* _GIVEN EXERCISE_
Write out every line of the material as it stands, apart from the pictures.

* _RECORDED INFORMATION_
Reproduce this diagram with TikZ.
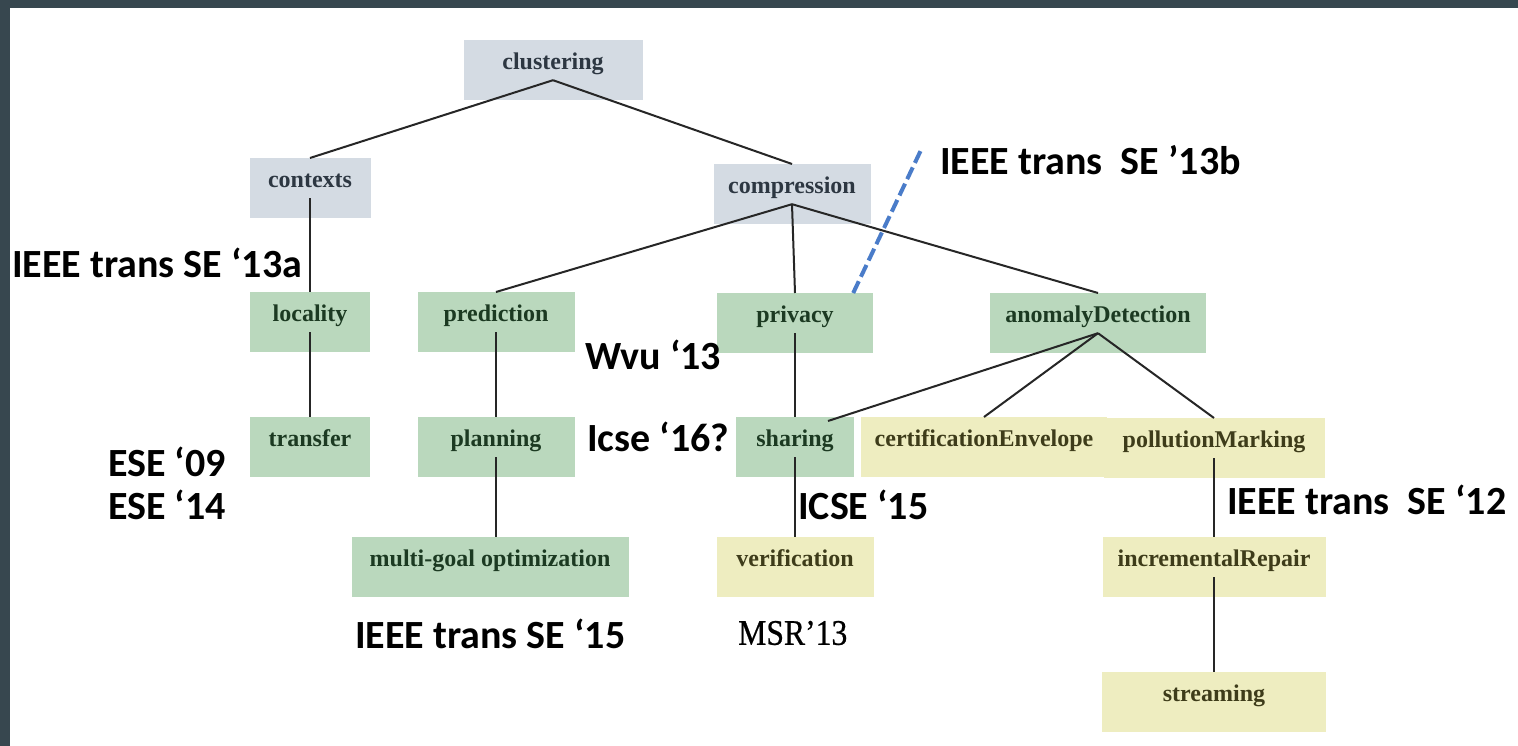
\documentclass[tikz,border=0pt]{standalone}
\usepackage{fontspec}
\setmainfont{Liberation Serif}
\newfontfamily\notefont{Carlito}
\newfontfamily\msrfont[FakeStretch=0.88,FakeBold=0.6]{Liberation Serif}
\usepackage{tikz}
\usetikzlibrary{positioning,calc}

\definecolor{slate}{RGB}{55,71,79}
\definecolor{greybox}{RGB}{212,219,227}
\definecolor{greenbox}{RGB}{186,216,189}
\definecolor{yellowbox}{RGB}{238,237,192}
\definecolor{greytext}{RGB}{45,55,66}
\definecolor{greentext}{RGB}{28,58,34}
\definecolor{yellowtext}{RGB}{62,60,26}
\definecolor{dashblue}{RGB}{74,124,201}

\begin{document}
\begin{tikzpicture}[
    x=1pt, y=-1pt,
    box/.style={rectangle, anchor=north, inner xsep=0pt, inner ysep=0pt, text height=29.5pt, text depth=30.5pt, font=\fontsize{24}{28}\selectfont\bfseries},
    box1/.style={box, fill=greybox, text=greytext},
    box2/.style={box, fill=greenbox, text=greentext},
    box3/.style={box, fill=yellowbox, text=yellowtext},
    link/.style={draw=black!85, line width=2pt},
    dashlink/.style={draw=dashblue, line width=4pt, dash pattern=on 13pt off 5pt},
    note/.style={anchor=west, inner sep=0pt, font=\notefont\fontsize{40}{44}\selectfont\bfseries}
]
    % frame
    \useasboundingbox (0,0) rectangle (1518,746);
    \fill[slate] (0,0) rectangle (1518,746);
    \fill[white] (10,8) rectangle (1518,746);

    % tree nodes
    \node [box1, minimum width=179pt] (clustering) at (553,40) {clustering};
    \node [box1, minimum width=121pt] (contexts) at (310,158) {contexts};
    \node [box1, minimum width=157pt] (compression) at (792,164) {compression};
    \node [box2, minimum width=120pt] (locality) at (310,292) {locality};
    \node [box2, minimum width=157pt] (prediction) at (496,292) {prediction};
    \node [box2, minimum width=156pt] (privacy) at (795,293) {privacy};
    \node [box2, minimum width=216pt] (anomaly) at (1098,293) {anomalyDetection};
    \node [box2, minimum width=120pt] (transfer) at (310,417) {transfer};
    \node [box2, minimum width=157pt] (planning) at (496,417) {planning};
    \node [box2, minimum width=118pt] (sharing) at (795,417) {sharing};
    \node [box3, minimum width=246pt] (certification) at (984,417) {certificationEnvelope};
    \node [box3, minimum width=221pt] (pollution) at (1214,418) {pollutionMarking};
    \node [box2, minimum width=277pt] (multigoal) at (490,537) {multi-goal optimization};
    \node [box3, minimum width=157pt] (verification) at (795,537) {verification};
    \node [box3, minimum width=223pt] (repair) at (1214,537) {incrementalRepair};
    \node [box3, minimum width=224pt] (streaming) at (1214,672) {streaming};

    % edges
    \draw [link] ([yshift=-10pt]clustering.center) -- (contexts.north);
    \draw [link] ([yshift=-10pt]clustering.center) -- (compression.north);
    \draw [link] ([yshift=-10pt]contexts.center) -- (locality.north);
    \draw [link] ([yshift=-10pt]locality.center) -- (transfer.north);
    \draw [link] ([yshift=-10pt]compression.center) -- (prediction.north);
    \draw [link] ([yshift=-10pt]compression.center) -- (privacy.north);
    \draw [link] ([yshift=-10pt]compression.center) -- (anomaly.north);
    \draw [link] ([yshift=-10pt]prediction.center) -- (planning.north);
    \draw [link] ([yshift=-10pt]planning.center) -- ([xshift=6pt]multigoal.north);
    \draw [link] ([yshift=-10pt]privacy.center) -- (sharing.north);
    \draw [link] ([yshift=-10pt]sharing.center) -- (verification.north);
    \draw [link] ([yshift=-10pt]anomaly.center) -- ([xshift=33pt,yshift=-4pt]sharing.north);
    \draw [link] ([yshift=-10pt]anomaly.center) -- (certification.north);
    \draw [link] ([yshift=-10pt]anomaly.center) -- (pollution.north);
    \draw [link] ([yshift=-10pt]pollution.center) -- (repair.north);
    \draw [link] ([yshift=-10pt]repair.center) -- (streaming.north);

    % venues
    \node [note] (ieee13b) at (940,160) {IEEE trans~~SE ’13b};
    \node [note] (ieee13a) at (12,263) {IEEE trans SE ‘13a};
    \node [note] (ese09) at (108,462) {ESE ‘09};
    \node [note] (ese14) at (108,505) {ESE ‘14};
    \node [note] (wvu13) at (585,355) {Wvu ‘13};
    \node [note] (icse16) at (587,437) {Icse ‘16?};
    \node [note] (icse15) at (798,505) {ICSE ‘15};
    \node [note] (ieee12) at (1227,500) {IEEE trans~~SE ‘12};
    \node [note] (ieee15) at (355,634) {IEEE trans SE ‘15};
    \node [anchor=west, inner sep=0pt, font=\msrfont\fontsize{36}{40}\selectfont] (msr13) at (738,633) {MSR’13};

    \coordinate (tip13b) at (921,150);
    \draw [dashlink] ([xshift=-20pt]privacy.north east) -- (tip13b);
\end{tikzpicture}
\end{document}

* _RESULT BELOW_
Reproduce this diagram with TikZ.
\documentclass[tikz,border=0pt]{standalone}
\usepackage{fontspec}
\setmainfont{Liberation Serif}
\newfontfamily\notefont{Carlito}
\newfontfamily\msrfont[FakeStretch=0.88,FakeBold=0.6]{Liberation Serif}
\usepackage{tikz}
\usetikzlibrary{positioning,calc}

\definecolor{slate}{RGB}{55,71,79}
\definecolor{greybox}{RGB}{212,219,227}
\definecolor{greenbox}{RGB}{186,216,189}
\definecolor{yellowbox}{RGB}{238,237,192}
\definecolor{greytext}{RGB}{45,55,66}
\definecolor{greentext}{RGB}{28,58,34}
\definecolor{yellowtext}{RGB}{62,60,26}
\definecolor{dashblue}{RGB}{74,124,201}

\begin{document}
\begin{tikzpicture}[
    x=1pt, y=-1pt,
    box/.style={rectangle, anchor=north, inner xsep=0pt, inner ysep=0pt, text height=29.5pt, text depth=30.5pt, font=\fontsize{24}{28}\selectfont\bfseries},
    box1/.style={box, fill=greybox, text=greytext},
    box2/.style={box, fill=greenbox, text=greentext},
    box3/.style={box, fill=yellowbox, text=yellowtext},
    link/.style={draw=black!85, line width=2pt},
    dashlink/.style={draw=dashblue, line width=4pt, dash pattern=on 13pt off 5pt},
    note/.style={anchor=west, inner sep=0pt, font=\notefont\fontsize{40}{44}\selectfont\bfseries}
]
    % frame
    \useasboundingbox (0,0) rectangle (1518,746);
    \fill[slate] (0,0) rectangle (1518,746);
    \fill[white] (10,8) rectangle (1518,746);

    % tree nodes
    \node [box1, minimum width=179pt] (clustering) at (553,40) {clustering};
    \node [box1, minimum width=121pt] (contexts) at (310,158) {contexts};
    \node [box1, minimum width=157pt] (compression) at (792,164) {compression};
    \node [box2, minimum width=120pt] (locality) at (310,292) {locality};
    \node [box2, minimum width=157pt] (prediction) at (496,292) {prediction};
    \node [box2, minimum width=156pt] (privacy) at (795,293) {privacy};
    \node [box2, minimum width=216pt] (anomaly) at (1098,293) {anomalyDetection};
    \node [box2, minimum width=120pt] (transfer) at (310,417) {transfer};
    \node [box2, minimum width=157pt] (planning) at (496,417) {planning};
    \node [box2, minimum width=118pt] (sharing) at (795,417) {sharing};
    \node [box3, minimum width=246pt] (certification) at (984,417) {certificationEnvelope};
    \node [box3, minimum width=221pt] (pollution) at (1214,418) {pollutionMarking};
    \node [box2, minimum width=277pt] (multigoal) at (490,537) {multi-goal optimization};
    \node [box3, minimum width=157pt] (verification) at (795,537) {verification};
    \node [box3, minimum width=223pt] (repair) at (1214,537) {incrementalRepair};
    \node [box3, minimum width=224pt] (streaming) at (1214,672) {streaming};

    % edges
    \draw [link] ([yshift=-10pt]clustering.center) -- (contexts.north);
    \draw [link] ([yshift=-10pt]clustering.center) -- (compression.north);
    \draw [link] ([yshift=-10pt]contexts.center) -- (locality.north);
    \draw [link] ([yshift=-10pt]locality.center) -- (transfer.north);
    \draw [link] ([yshift=-10pt]compression.center) -- (prediction.north);
    \draw [link] ([yshift=-10pt]compression.center) -- (privacy.north);
    \draw [link] ([yshift=-10pt]compression.center) -- (anomaly.north);
    \draw [link] ([yshift=-10pt]prediction.center) -- (planning.north);
    \draw [link] ([yshift=-10pt]planning.center) -- ([xshift=6pt]multigoal.north);
    \draw [link] ([yshift=-10pt]privacy.center) -- (sharing.north);
    \draw [link] ([yshift=-10pt]sharing.center) -- (verification.north);
    \draw [link] ([yshift=-10pt]anomaly.center) -- ([xshift=33pt,yshift=-4pt]sharing.north);
    \draw [link] ([yshift=-10pt]anomaly.center) -- (certification.north);
    \draw [link] ([yshift=-10pt]anomaly.center) -- (pollution.north);
    \draw [link] ([yshift=-10pt]pollution.center) -- (repair.north);
    \draw [link] ([yshift=-10pt]repair.center) -- (streaming.north);

    % venues
    \node [note] (ieee13b) at (940,160) {IEEE trans~~SE ’13b};
    \node [note] (ieee13a) at (12,263) {IEEE trans SE ‘13a};
    \node [note] (ese09) at (108,462) {ESE ‘09};
    \node [note] (ese14) at (108,505) {ESE ‘14};
    \node [note] (wvu13) at (585,355) {Wvu ‘13};
    \node [note] (icse16) at (587,437) {Icse ‘16?};
    \node [note] (icse15) at (798,505) {ICSE ‘15};
    \node [note] (ieee12) at (1227,500) {IEEE trans~~SE ‘12};
    \node [note] (ieee15) at (355,634) {IEEE trans SE ‘15};
    \node [anchor=west, inner sep=0pt, font=\msrfont\fontsize{36}{40}\selectfont] (msr13) at (738,633) {MSR’13};

    \coordinate (tip13b) at (921,150);
    \draw [dashlink] ([xshift=-20pt]privacy.north east) -- (tip13b);
\end{tikzpicture}
\end{document}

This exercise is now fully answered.